Sunday, October 29, 2006

A No-Brainer

On Thursday, I wrote about an interview in which Vice President Cheney confirmed/celebrated the administration's use of waterboarding as part of their torture program. "It's a no-brainer for me," Cheney said. Well, the problem was that Cheney has a habit of saying things the White House wishes he didn't (insurgency is in its last throes, continuing much-debunked lies about Mohammed Atta in Prague or a Zarqawi/Saddam relationship), so the White House went into full spin mode, trying to assure reporters that the Vice President was not talking about waterboarding when he was talking about waterboarding. As usual, the media took the bait and is (again) burying the lead. Talking Points Memo contributor DK elaborates-
We're darn near six years into this nonsense, but still the White House can beat the press corps like a drum. I'm referring to Cheney's comment that waterboarding detainees was a "no brainer," which the White House has managed to turn into a story about what Cheney really said or what he really meant by what he said.

There's no legitimate doubt about what Cheney said and what he meant. Cheney knows it. The President knows it. So do Tony Snow and the whole White House press corps. Yet we have this spectacularly silly dance--clever people being too clever by half: Snow and Cheney's staff cleverly parsing the interview, and the press cleverly trying to trip up the parsers.

The whole episode has been converted from a story about torture to another in the endless series of stories about the strange relationship between the press and this White House....
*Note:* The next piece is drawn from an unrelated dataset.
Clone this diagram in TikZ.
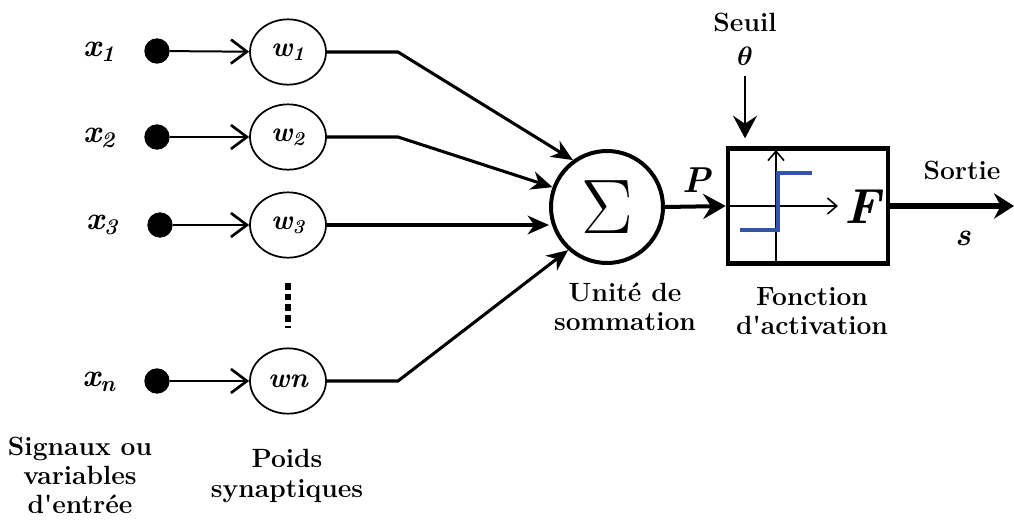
\RequirePackage{fix-cm}
\documentclass[tikz,border=0pt]{standalone}
\usepackage{fontspec}
\usepackage{amsmath}
\usetikzlibrary{arrows.meta,shapes.geometric}
\definecolor{stepblue}{RGB}{52,84,168}

\begin{document}
\begin{tikzpicture}[x=0.75pt,y=-0.75pt,
  lbl/.style={font=\fontsize{19.8}{21.8}\selectfont\bfseries, align=center, inner sep=0pt},
  var/.style={font=\fontsize{24}{24}\selectfont\bfseries\itshape, inner sep=0pt},
  dot/.style={circle, fill=black, minimum size=19pt, inner sep=0pt},
  weight/.style={ellipse, draw, line width=1.3pt, minimum width=57pt, minimum height=49pt,
    inner sep=0pt, font=\fontsize{21}{21}\selectfont\bfseries\itshape},
  inarrow/.style={line width=1.5pt, -{Straight Barb[length=12pt,width=18pt,line width=2pt]}},
  syn/.style={line width=2.3pt, -{Stealth[length=16pt,width=14pt,inset=5pt]}},
  bigarrow/.style={line width=3pt, -{Stealth[length=17pt,width=19pt,inset=6pt]}},
  axis/.style={line width=1.2pt, -{Straight Barb[length=7pt,width=12pt,line width=1.2pt]}}
]
\useasboundingbox (0,0) rectangle (1014,529);

% inputs
\node[var] (x1) at (99,52) {x\textsubscript{1}};
\node[var] (x2) at (99,138) {x\textsubscript{2}};
\node[var] (x3) at (102,225) {x\textsubscript{3}};
\node[var] (xn) at (99,382) {x\textsubscript{n}};

\node[dot] (d1) at (157,51) {};
\node[dot] (d2) at (157,137) {};
\node[dot] (d3) at (160,225) {};
\node[dot] (dn) at (157,381) {};

% synaptic weights
\node[weight] (w1) at (288,52) {w\textsubscript{1}};
\node[weight] (w2) at (288,137) {w\textsubscript{2}};
\node[weight] (w3) at (288,225) {w\textsubscript{3}};
\node[weight] (wn) at (288,381) {wn};

\draw[inarrow] (d1) -- (w1);
\draw[inarrow] (d2) -- (w2);
\draw[inarrow] (d3) -- (w3);
\draw[inarrow] (dn) -- (wn);

% vertical ellipsis between w3 and wn
\coordinate (e1) at (288,283);
\coordinate (e2) at (288,328);
\draw[line width=4.5pt, dash pattern=on 5pt off 3pt] (e1) -- (e2);

% summation unit
\node[circle, draw, line width=3pt, minimum size=84pt, inner sep=0pt] (sum) at (607,207) {};
\node[font=\fontsize{58}{58}\selectfont, inner sep=0pt] (sigma) at (sum.center) {$\Sigma$};

\coordinate (b1) at (398,52);
\coordinate (b2) at (398,137);
\coordinate (bn) at (398,381);
\draw[syn] (w1.east) -- (b1) -- (sum.126);
\draw[syn] (w2.east) -- (b2) -- (sum.160);
\draw[syn] (w3.east) -- (sum.west |- w3.east);
\draw[syn] (wn.east) -- (bn) -- (sum.228);

% activation block
\node[draw, line width=3.4pt, minimum width=120pt, minimum height=86pt, inner sep=0pt]
  (act) at (808,206) {};
\draw[bigarrow] (sum.east) -- (act.west);
\node[font=\fontsize{27}{27}\selectfont\bfseries\itshape, inner sep=0pt] (P) at (697,180) {P};

% axes and step inside the block
\coordinate (ay0) at (776,262);
\coordinate (ay1) at (776,150);
\coordinate (ax0) at (729,206);
\coordinate (ax1) at (838,206);
\draw[axis] (ay0) -- (ay1);
\draw[axis] (ax0) -- (ax1);
\coordinate (s0) at (740,230);
\coordinate (s1) at (778,230);
\coordinate (s2) at (778,173);
\coordinate (s3) at (812,173);
\draw[stepblue, line width=3pt] (s0) -- (s1) -- (s2) -- (s3);
\node[font=\fontsize{37}{37}\selectfont\bfseries\itshape, inner sep=0pt] (F) at (862,207) {F};

% threshold
\node[lbl] (seuil) at (745,22) {Seuil};
\node[font=\fontsize{20}{20}\selectfont, inner sep=0pt] (theta) at (745,56) {$\boldsymbol{\theta}$};
\draw[line width=2pt, -{Stealth[length=17pt,width=18pt,inset=6pt]}, shorten >=6pt]
  (theta.south) ++(0,10) -- (theta.south |- act.north);

% output
\coordinate (out) at (1014,206);
\draw[line width=3.8pt, -{Stealth[length=15pt,width=19pt,inset=5pt]}] (act.east) -- (out);
\node[lbl] (sortie) at (962,170) {Sortie};
\node[var] (s) at (963,238) {s};

% captions
\node[lbl] (cs) at (625,307) {Unité de\\sommation};
\node[lbl] (ca) at (812,311) {Fonction\\d\textquotesingle activation};
\node[lbl] (ci) at (80,475) {Signaux ou\\variables\\d\textquotesingle entrée};
\node[lbl] (cw) at (287,476) {Poids\\synaptiques};
\end{tikzpicture}
\end{document}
...No thinking person believes Cheney was referring to anything other than waterboarding. The White House is unable to explain what else Cheney could have been referring to. Yet the leading papers are unable to cut through the malarkey.

I suppose the only thing we work harder at being in denial about than Cheney's comments is the fact that we have used waterboarding and other forms of torture. Every thinking person knows that to be true, too, and it shouldn't take Cheney's slip of the tongue to convince us.

What he said.

The same thing is still happening with the Limbaugh/Fox faux-debate. What should have been a discussion of what a vile, useless man Rush Limbaugh is or more importantly the actual issue Fox was campaigning about (the benefits of stem cell research), has now actually turned into a 'debate' over whether Michael J. Fox faked the symptoms of a disease he is dying from for a relatively low-key ad. These were the same reporters who pretended the country was 'split' on the Schiavo intervention when in fact almost everyone was reaching for the barfbags. Now these same lazy, mindless idiots are pretending that there is a 'debate' over whether Vice President Cheney endorsed waterboarding when he... endorsed and celebrated waterboarding. This is your 'liberal media' at work. This is why most people are so ill-informed. It is amazing, in fact, that people are as informed as they are.

Our government has a program of legalized torture. Instead of debating the White House's half-assed semantics, let's start debating whether that is the type of nation we wish to be... Oh, and if we have time, let's also discuss the Bill of Rights at large, habeas corpus, the principle of innocent until proven guilty, the war in Iraq, the war in Afghanistan, warrantless spying, government corruption, the state of American journalism, the economic crunch, and some other boring things too.

[Related reading:
-AP: UN official: U.S. terror law may violate international treaties
-Balkinization: Yes, It's a No-Brainer: Waterboarding Is Torture
-The Nation: The Torture Election

PS- Some of these topics were discussed on this week's 'Real Time w/ Bill Maher'. His guests were Harry Belafonte, Christine Todd Whitman, and Andrew Sullivan. It was a good panel and an interesting discussion.]